Und was waren die Highlights Deiner ersten fünfzig Bühnenjahre?
Auf jeden Fall die Aufnahmen mit Johnny Cash, ein unvergessliches Erlebnis. Ich war ganz schön nervös an diesem Tag. Und dann natürlich 1996, als ich drei Goldene Schallplatten innerhalb eines Jahres bekam. In der Frankfurter Festhalle durfte ich mit den Highwaymen live auf der großen Bühne singen, das waren vier Legenden: Johnny Cash, Kris Kristofferson, Waylon Jennings und Willie Nelson. In der Jahreshitparade landete ich mit "Junger Adler" vor Größen wie Wolfgang Petry, Nicole und Brunner & Brunner. Last but not least: die Begegnungen mit den Fans, vor allem den Truckern, und die "Goldenen Trucks", die TRUCKER verlieh.

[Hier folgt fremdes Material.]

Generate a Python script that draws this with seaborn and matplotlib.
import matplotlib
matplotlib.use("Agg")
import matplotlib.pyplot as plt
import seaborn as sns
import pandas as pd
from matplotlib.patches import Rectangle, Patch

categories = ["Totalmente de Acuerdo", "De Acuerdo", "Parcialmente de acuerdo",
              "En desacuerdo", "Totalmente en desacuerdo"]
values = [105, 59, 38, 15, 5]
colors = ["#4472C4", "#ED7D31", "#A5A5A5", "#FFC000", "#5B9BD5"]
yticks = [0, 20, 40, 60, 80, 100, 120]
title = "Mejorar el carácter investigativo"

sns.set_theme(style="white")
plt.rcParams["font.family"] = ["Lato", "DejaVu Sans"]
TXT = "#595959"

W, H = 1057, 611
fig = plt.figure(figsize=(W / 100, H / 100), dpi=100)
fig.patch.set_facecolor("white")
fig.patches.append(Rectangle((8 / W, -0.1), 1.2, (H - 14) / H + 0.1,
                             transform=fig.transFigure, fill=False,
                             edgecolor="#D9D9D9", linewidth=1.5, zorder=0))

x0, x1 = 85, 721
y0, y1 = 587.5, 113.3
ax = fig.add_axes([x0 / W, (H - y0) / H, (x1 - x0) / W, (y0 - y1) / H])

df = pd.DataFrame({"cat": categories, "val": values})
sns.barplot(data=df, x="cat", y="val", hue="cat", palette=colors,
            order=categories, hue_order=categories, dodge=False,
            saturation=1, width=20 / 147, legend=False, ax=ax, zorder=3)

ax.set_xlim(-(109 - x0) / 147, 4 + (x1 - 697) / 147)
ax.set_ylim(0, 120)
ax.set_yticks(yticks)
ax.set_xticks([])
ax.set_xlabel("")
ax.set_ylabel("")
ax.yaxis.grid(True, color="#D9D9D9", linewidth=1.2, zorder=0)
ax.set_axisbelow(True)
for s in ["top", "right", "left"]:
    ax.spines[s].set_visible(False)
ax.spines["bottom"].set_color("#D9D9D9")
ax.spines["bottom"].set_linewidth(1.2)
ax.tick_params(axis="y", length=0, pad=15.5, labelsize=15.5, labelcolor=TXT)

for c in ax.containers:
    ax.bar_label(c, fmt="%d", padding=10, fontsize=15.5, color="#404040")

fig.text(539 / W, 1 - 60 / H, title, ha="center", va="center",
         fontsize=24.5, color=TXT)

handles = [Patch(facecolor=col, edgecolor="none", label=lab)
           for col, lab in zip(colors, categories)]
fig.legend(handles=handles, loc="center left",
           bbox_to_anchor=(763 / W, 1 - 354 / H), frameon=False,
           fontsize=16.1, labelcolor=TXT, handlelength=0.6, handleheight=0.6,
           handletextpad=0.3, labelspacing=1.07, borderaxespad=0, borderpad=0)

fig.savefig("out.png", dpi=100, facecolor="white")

Wie ich Dich kenne, denkst Du nicht daran, Dich zur Ruhe zu setzen. Was ist für 2014 geplant?
Der Truck-Grand-Prix ist jedes Jahr ein ganz besonderes Highlight, aber ich freue mich auch auf die Trucker-Festivals in Fulda, Kaunitz und in der Steiermark. Im Februar und März werde ich an meinem neuen Album arbeiten, das im Frühjahr auf den Markt kommen soll. Vielleicht gehe ich auch wieder auf eine Unplugged-Tournee, nur ich und ein Gitarrist. Das waren dieses Jahr sehr schöne und intime Konzerte. Viele Leute haben die Nase voll von bombastischen Bühnenshows mit Pyrotechnik und speziellen Effekten.